# dewalt 18v batteries



## levon (Sep 14, 2008)

i was at the local hd last weekend and they have a 2 pack of 18v batteries for 119. that isnt cheap , but one usually costs 90 bucks. i know there are several here that use and swear by dewalt drills, including me.


----------



## Bob N (Oct 12, 2004)

Hi Levon,

I too swear by the Dewalt when it comes to my 18V drill driver. It has been good to me for nearly 4 years now and the batteries still seem as stong as the day I brought them home. I keep one in the drill and one in the charger at all times.
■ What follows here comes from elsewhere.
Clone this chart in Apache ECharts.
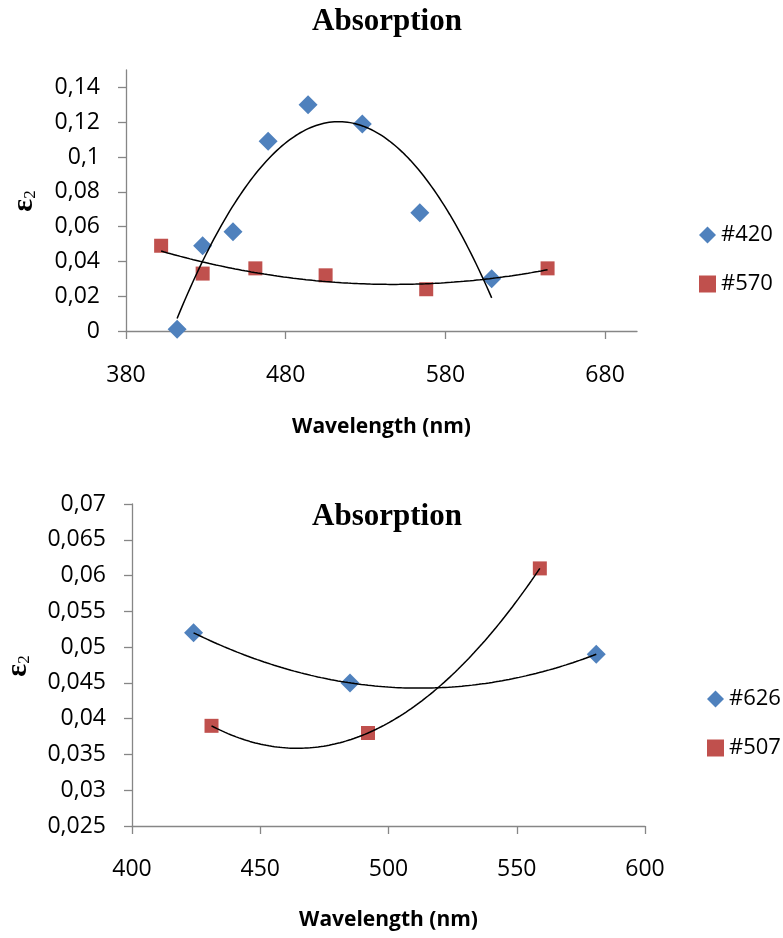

Prior to this model I had their 14V set up and had equally good results for over 6 years of moderate use.

Hope you don't mind that I moved this to the bargin bin.... it fits better in this section.


----------



## levon (Sep 14, 2008)

hi Bob

i have had a few cordless drills and liked each one. but like you say the length of time they stay charged and more importantly the length of time they last is amazing. 

being on a limited budget, as mosts are, i look very carefully at the price of my tools. i buy lots of stuff at harbor freight. but when it comes to drills, i think the extra money i spend on dewalt really saves me money in the future.

these are just my humble opinions and i respect the opinions of others that prefer a different brand.

Bob, i noticed i should have put it the bargain bin after i had posted it, guess im a little rusty. thanks for moving it.


----------